Provided a reference and a query VCF/BCF file, Checkphase compares common biallelic variants from both files and gives a summary on switch errors (useful for haplotype phasing) and genotype errors (useful for genotype imputation). The tool uses Htslib to load the VCFs and to identify common sites.
Note: The reference and the query files must contain exactly the same samples.

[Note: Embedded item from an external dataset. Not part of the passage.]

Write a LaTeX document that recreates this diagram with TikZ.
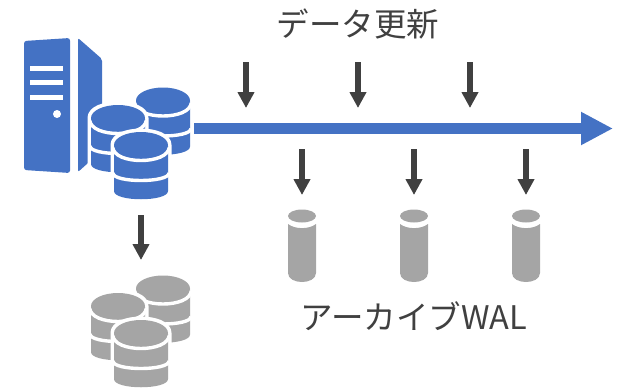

Note: A different phase in both input files at a heterozygous site is only considered as a switch error if the phase at the previous common heterozygous site was equal. Otherwise, the path simply continues and the difference is therefore not another switch error. Futhermore, a phase difference at the first heterozygous position is considered as a switch in the maternal and paternal path (mat/pat switch) and not as a switch error.
The --stat
switch continuously writes the progress in a file with the provided filename.
The --dump
switch dumps for each sample the phase error positions to stderr.
Comparing two phasing outputs:
$ checkphase ref.vcf.gz query.vcf.gz
Input files:
Reference: ref.vcf.gz
Query: query.vcf.gz
Reference variants (from index): Mref = 8799
Reference samples: Nref = 500
Query variants (from index): Mquery = 8799
Query samples: Nquery = 500
Passed samples check.
Checking common variants for phase and genotype errors... done.
Summary:
Haploid ref samples: 0
Haploid query samples: 0
Reference variants: 8799
Query variants: 8799
Common variants: 8799
Checked variants: 8799
Excluded commons: 0
Not biallelic in ref: 0
Not biallelic in query: 0
Alleles do not match: 0
Ref/Alt swaps: 0
Strand flips: 0
Ref/Alt + Strand flip: 0
Missing or unphased sites:
Total missing in ref: 0
Total missing in query: 0
Total unphased het in ref: 0
Total unphased het in query: 0
Genotype errors (hard):
Total genotype errors: 0
Minimum genotype errors: 0
Maximum genotype errors: 0
Average gt err per sample: 0
Minimum gt error rate: 0
Maximum gt error rate: 0
Average gt error rate: 0
Standard GER deviation: 0
GER variance: 0
Switch errors:
Total switch errors: 27855
Minimum switch errors: 4
Maximum switch errors: 379
Average sw err per sample: 56
Minimum sw error rate: 0.000454597
Maximum sw error rate: 0.0430731
Average sw error rate: 0.0063314
Standard SER deviation: 0.00318695
SER variance: 0.000220513
Switch error free targets: 0
Mat/Pat switches: 251
The bash script checkphase_extract
can be used to generate a CSV file from several outputs of Checkphase, e.g. from several chromosome files.
In addition, the bash script checkphase_summary
summarizes the outputs of several Checkphase runs.
Both scripts use AWK in the background.